WRITTEN PROBLEM
Omit every picture and return the rest of the data unaltered.

DATA PROVIDED

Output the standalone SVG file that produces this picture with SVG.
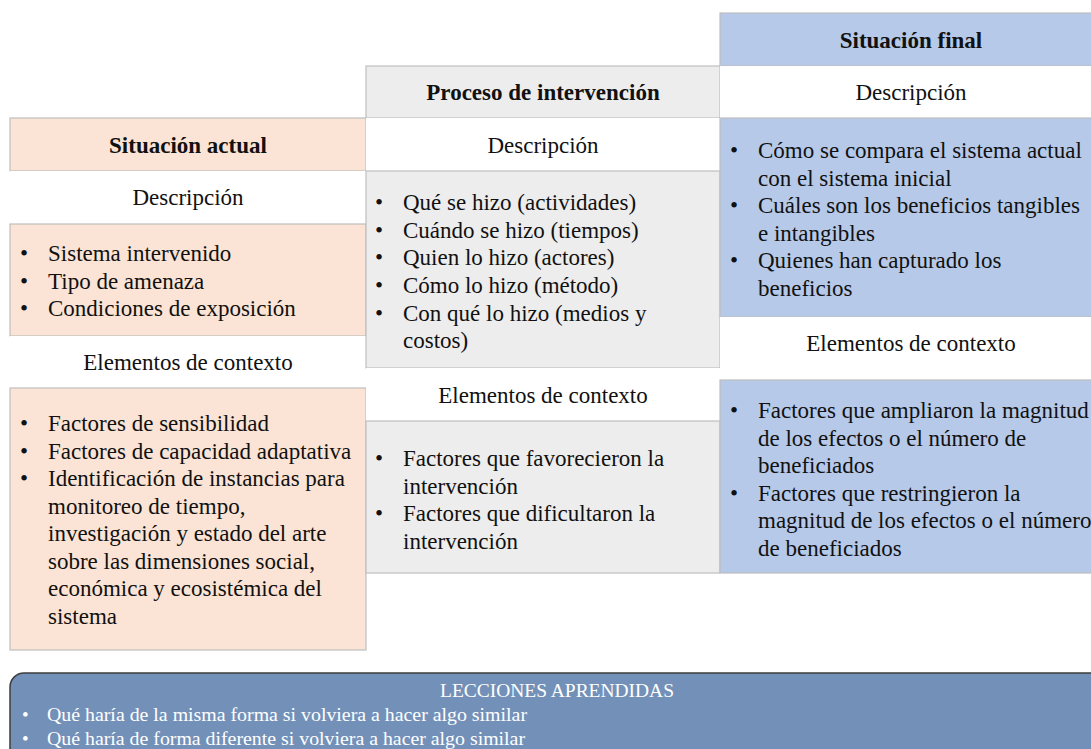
<svg xmlns="http://www.w3.org/2000/svg" width="1091" height="749" viewBox="0 0 1091 749">
<style>
.cell{stroke:#bfbfbf;stroke-width:1.2}
.peach{fill:#fbe4d5}
.gray{fill:#ededed}
.blue{fill:#b6c9e9}
.white{fill:#ffffff;stroke:none}
text{font-family:"Liberation Serif","Times New Roman",serif;fill:#111111;font-size:23px}
.h{font-weight:bold;text-anchor:middle}
.c{text-anchor:middle}
.b{fill:#ffffff;font-size:19px}
</style>
<rect width="1091" height="749" fill="#ffffff"/>

<!-- Left column: Situación actual -->
<g id="actual-header"><rect class="cell peach" x="10" y="118" width="356" height="53"/><text class="h" x="188" y="153">Situación actual</text></g>
<g id="actual-desc-label"><rect class="white" x="10" y="171" width="356" height="53"/><text class="c" x="188" y="205">Descripción</text></g>
<g id="actual-desc"><rect class="cell peach" x="10" y="224" width="356" height="112"/>
<text x="20" y="261">•</text><text x="48" y="261">Sistema intervenido</text>
<text x="20" y="288.5">•</text><text x="48" y="288.5">Tipo de amenaza</text>
<text x="20" y="316">•</text><text x="48" y="316">Condiciones de exposición</text>
</g>
<g id="actual-ctx-label"><rect class="white" x="10" y="336" width="356" height="52"/><text class="c" x="188" y="370">Elementos de contexto</text></g>
<g id="actual-ctx"><rect class="cell peach" x="10" y="388" width="356" height="262"/>
<text x="20" y="431">•</text><text x="48" y="431">Factores de sensibilidad</text>
<text x="20" y="458.5">•</text><text x="48" y="458.5">Factores de capacidad adaptativa</text>
<text x="20" y="486">•</text><text x="48" y="486">Identificación de instancias para</text>
<text x="48" y="513.5">monitoreo de tiempo,</text>
<text x="48" y="541">investigación y estado del arte</text>
<text x="48" y="568.5">sobre las dimensiones social,</text>
<text x="48" y="596">económica y ecosistémica del</text>
<text x="48" y="623.5">sistema</text>
</g>

<!-- Middle column: Proceso de intervención -->
<g id="proceso-header"><rect class="cell gray" x="366" y="66" width="354" height="52"/><text class="h" x="543" y="100">Proceso de intervención</text></g>
<g id="proceso-desc-label"><rect class="white" x="366" y="118" width="354" height="53"/><text class="c" x="543" y="153">Descripción</text></g>
<g id="proceso-desc"><rect class="cell gray" x="366" y="171" width="354" height="197"/>
<text x="375" y="210">•</text><text x="403" y="210">Qué se hizo (actividades)</text>
<text x="375" y="237.5">•</text><text x="403" y="237.5">Cuándo se hizo (tiempos)</text>
<text x="375" y="265">•</text><text x="403" y="265">Quien lo hizo (actores)</text>
<text x="375" y="293">•</text><text x="403" y="293">Cómo lo hizo (método)</text>
<text x="375" y="320.5">•</text><text x="403" y="320.5">Con qué lo hizo (medios y</text>
<text x="403" y="348">costos)</text>
</g>
<g id="proceso-ctx-label"><rect class="white" x="366" y="368" width="354" height="53"/><text class="c" x="543" y="403">Elementos de contexto</text></g>
<g id="proceso-ctx"><rect class="cell gray" x="366" y="421" width="354" height="152"/>
<text x="375" y="466">•</text><text x="403" y="466">Factores que favorecieron la</text>
<text x="403" y="493.5">intervención</text>
<text x="375" y="521">•</text><text x="403" y="521">Factores que dificultaron la</text>
<text x="403" y="548.5">intervención</text>
</g>

<!-- Right column: Situación final -->
<g id="final-header"><rect class="cell blue" x="720" y="13" width="382" height="53"/><text class="h" x="911" y="48">Situación final</text></g>
<g id="final-desc-label"><rect class="white" x="720" y="66" width="382" height="52"/><text class="c" x="911" y="100">Descripción</text></g>
<g id="final-desc"><rect class="cell blue" x="720" y="118" width="382" height="199"/>
<text x="730" y="158">•</text><text x="758" y="158">Cómo se compara el sistema actual</text>
<text x="758" y="185.5">con el sistema inicial</text>
<text x="730" y="213">•</text><text x="758" y="213">Cuáles son los beneficios tangibles</text>
<text x="758" y="240.5">e intangibles</text>
<text x="730" y="268">•</text><text x="758" y="268">Quienes han capturado los</text>
<text x="758" y="295.5">beneficios</text>
</g>
<g id="final-ctx-label"><rect class="white" x="720" y="317" width="382" height="63"/><text class="c" x="911" y="351">Elementos de contexto</text></g>
<g id="final-ctx"><rect class="cell blue" x="720" y="380" width="382" height="193"/>
<text x="730" y="418">•</text><text x="758" y="418">Factores que ampliaron la magnitud</text>
<text x="758" y="445.5">de los efectos o el número de</text>
<text x="758" y="473">beneficiados</text>
<text x="730" y="500.5">•</text><text x="758" y="500.5">Factores que restringieron la</text>
<text x="758" y="528">magnitud de los efectos o el número</text>
<text x="758" y="555.5">de beneficiados</text>
</g>

<!-- Bottom: Lecciones aprendidas -->
<g id="lecciones">
<rect x="10" y="673" width="1096" height="100" rx="14" fill="#7391b8" stroke="#3d3d3d" stroke-width="1.5"/>
<text class="b" x="557" y="697" text-anchor="middle" textLength="234" lengthAdjust="spacingAndGlyphs">LECCIONES APRENDIDAS</text>
<text class="b" x="22" y="721">•</text><text class="b" x="47" y="721" textLength="480" lengthAdjust="spacingAndGlyphs">Qué haría de la misma forma si volviera a hacer algo similar</text>
<text class="b" x="22" y="745">•</text><text class="b" x="47" y="745" textLength="478" lengthAdjust="spacingAndGlyphs">Qué haría de forma diferente si volviera a hacer algo similar</text>
</g>
</svg>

OUTPUT FOR THIS TASK
Output the standalone SVG file that produces this picture with SVG.
<svg xmlns="http://www.w3.org/2000/svg" width="1091" height="749" viewBox="0 0 1091 749">
<style>
.cell{stroke:#bfbfbf;stroke-width:1.2}
.peach{fill:#fbe4d5}
.gray{fill:#ededed}
.blue{fill:#b6c9e9}
.white{fill:#ffffff;stroke:none}
text{font-family:"Liberation Serif","Times New Roman",serif;fill:#111111;font-size:23px}
.h{font-weight:bold;text-anchor:middle}
.c{text-anchor:middle}
.b{fill:#ffffff;font-size:19px}
</style>
<rect width="1091" height="749" fill="#ffffff"/>

<!-- Left column: Situación actual -->
<g id="actual-header"><rect class="cell peach" x="10" y="118" width="356" height="53"/><text class="h" x="188" y="153">Situación actual</text></g>
<g id="actual-desc-label"><rect class="white" x="10" y="171" width="356" height="53"/><text class="c" x="188" y="205">Descripción</text></g>
<g id="actual-desc"><rect class="cell peach" x="10" y="224" width="356" height="112"/>
<text x="20" y="261">•</text><text x="48" y="261">Sistema intervenido</text>
<text x="20" y="288.5">•</text><text x="48" y="288.5">Tipo de amenaza</text>
<text x="20" y="316">•</text><text x="48" y="316">Condiciones de exposición</text>
</g>
<g id="actual-ctx-label"><rect class="white" x="10" y="336" width="356" height="52"/><text class="c" x="188" y="370">Elementos de contexto</text></g>
<g id="actual-ctx"><rect class="cell peach" x="10" y="388" width="356" height="262"/>
<text x="20" y="431">•</text><text x="48" y="431">Factores de sensibilidad</text>
<text x="20" y="458.5">•</text><text x="48" y="458.5">Factores de capacidad adaptativa</text>
<text x="20" y="486">•</text><text x="48" y="486">Identificación de instancias para</text>
<text x="48" y="513.5">monitoreo de tiempo,</text>
<text x="48" y="541">investigación y estado del arte</text>
<text x="48" y="568.5">sobre las dimensiones social,</text>
<text x="48" y="596">económica y ecosistémica del</text>
<text x="48" y="623.5">sistema</text>
</g>

<!-- Middle column: Proceso de intervención -->
<g id="proceso-header"><rect class="cell gray" x="366" y="66" width="354" height="52"/><text class="h" x="543" y="100">Proceso de intervención</text></g>
<g id="proceso-desc-label"><rect class="white" x="366" y="118" width="354" height="53"/><text class="c" x="543" y="153">Descripción</text></g>
<g id="proceso-desc"><rect class="cell gray" x="366" y="171" width="354" height="197"/>
<text x="375" y="210">•</text><text x="403" y="210">Qué se hizo (actividades)</text>
<text x="375" y="237.5">•</text><text x="403" y="237.5">Cuándo se hizo (tiempos)</text>
<text x="375" y="265">•</text><text x="403" y="265">Quien lo hizo (actores)</text>
<text x="375" y="293">•</text><text x="403" y="293">Cómo lo hizo (método)</text>
<text x="375" y="320.5">•</text><text x="403" y="320.5">Con qué lo hizo (medios y</text>
<text x="403" y="348">costos)</text>
</g>
<g id="proceso-ctx-label"><rect class="white" x="366" y="368" width="354" height="53"/><text class="c" x="543" y="403">Elementos de contexto</text></g>
<g id="proceso-ctx"><rect class="cell gray" x="366" y="421" width="354" height="152"/>
<text x="375" y="466">•</text><text x="403" y="466">Factores que favorecieron la</text>
<text x="403" y="493.5">intervención</text>
<text x="375" y="521">•</text><text x="403" y="521">Factores que dificultaron la</text>
<text x="403" y="548.5">intervención</text>
</g>

<!-- Right column: Situación final -->
<g id="final-header"><rect class="cell blue" x="720" y="13" width="382" height="53"/><text class="h" x="911" y="48">Situación final</text></g>
<g id="final-desc-label"><rect class="white" x="720" y="66" width="382" height="52"/><text class="c" x="911" y="100">Descripción</text></g>
<g id="final-desc"><rect class="cell blue" x="720" y="118" width="382" height="199"/>
<text x="730" y="158">•</text><text x="758" y="158">Cómo se compara el sistema actual</text>
<text x="758" y="185.5">con el sistema inicial</text>
<text x="730" y="213">•</text><text x="758" y="213">Cuáles son los beneficios tangibles</text>
<text x="758" y="240.5">e intangibles</text>
<text x="730" y="268">•</text><text x="758" y="268">Quienes han capturado los</text>
<text x="758" y="295.5">beneficios</text>
</g>
<g id="final-ctx-label"><rect class="white" x="720" y="317" width="382" height="63"/><text class="c" x="911" y="351">Elementos de contexto</text></g>
<g id="final-ctx"><rect class="cell blue" x="720" y="380" width="382" height="193"/>
<text x="730" y="418">•</text><text x="758" y="418">Factores que ampliaron la magnitud</text>
<text x="758" y="445.5">de los efectos o el número de</text>
<text x="758" y="473">beneficiados</text>
<text x="730" y="500.5">•</text><text x="758" y="500.5">Factores que restringieron la</text>
<text x="758" y="528">magnitud de los efectos o el número</text>
<text x="758" y="555.5">de beneficiados</text>
</g>

<!-- Bottom: Lecciones aprendidas -->
<g id="lecciones">
<rect x="10" y="673" width="1096" height="100" rx="14" fill="#7391b8" stroke="#3d3d3d" stroke-width="1.5"/>
<text class="b" x="557" y="697" text-anchor="middle" textLength="234" lengthAdjust="spacingAndGlyphs">LECCIONES APRENDIDAS</text>
<text class="b" x="22" y="721">•</text><text class="b" x="47" y="721" textLength="480" lengthAdjust="spacingAndGlyphs">Qué haría de la misma forma si volviera a hacer algo similar</text>
<text class="b" x="22" y="745">•</text><text class="b" x="47" y="745" textLength="478" lengthAdjust="spacingAndGlyphs">Qué haría de forma diferente si volviera a hacer algo similar</text>
</g>
</svg>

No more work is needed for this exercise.